# Yakima rocket box disappoints



## rhm

thule is pretty much the same. you need a key to open or close it. you can't remove the key with it open. you have to close and lock it to pull the keys out. there are no handles on the box. if you have it packed full it is a two person job trying to get the locks to line up while you twist the key to lock it. thule does however have some holes in the bottom. it also fits on our outback, but i had to move the yakima crossbars to match where the mounts on the box are. it does stick out too far in the back and the rear hatch bumps it when it is open, but the hatch opens almost, but not quite all the way.

edit:
actually i think that the drain holes in the thule are the original holes for the mounting bracket. if i remember right, i actually had to drill new holes in the box for the mounting bracket. when moving the crossbars on the car i couldn't spread the crossbars far enough apart to line up with the mounts on the box. all this is a little foggy, it has been several years since i put he box on our car.


----------



## Snowhere

I have a Yakama space booster and it is nothing like what you are saying. Mine uses the interchangeable keys like all Yakama stuff. If it is unlocked, you just press the button to open it. I wanted the box more forward then the stock holes allowed, so I just drilled new ones, no biggie.

I just checked Yakima's site and you should have the same SKS lock system. So what gives?


----------



## ryguy

My crazy 88 fits inside my Thule box, and that is quite sweet. I always have my boat during the season.


----------



## basil

Snowhere said:


> If it is unlocked, you just press the button to open it. I wanted the box more forward then the stock holes allowed, so I just drilled new ones, no biggie.

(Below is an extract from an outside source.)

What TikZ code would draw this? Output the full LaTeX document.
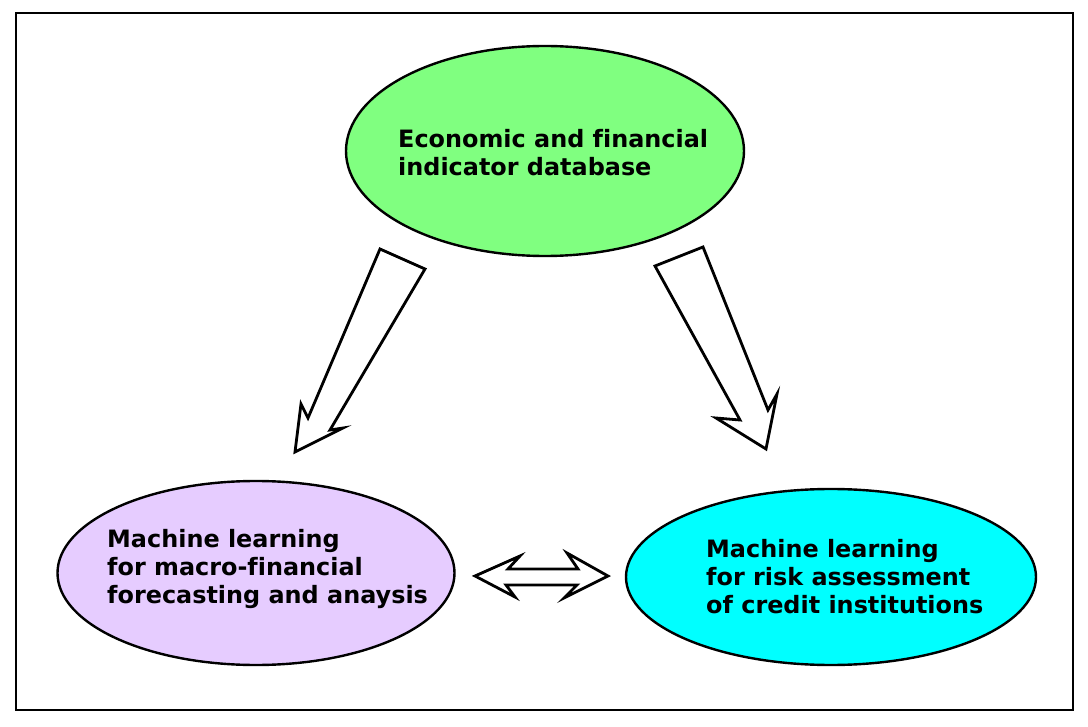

Interesting. It looks like the latest model is a step back: There is no button to press to open, just the key. And you can't even take the key out when in the unlock position. And the mounting system is too complex to move by just drilling new holes. I had to use the old mounting system from my old box.


----------



## Snowhere

Seems strange, our box is from 01 and the lock is the button. The mount is just a inner plate, two threaded rods and a outer plate, real simple and effective.


----------



## Waterwindpowderrock

I hope I never have to buy a new box, I've had a packasport forever (fiberglass one) works perfect, doesn't flap around like the plastic crap they sell for just as much now, no comparison. Saris used to make a very nice box, not sure if they still make them or not.


----------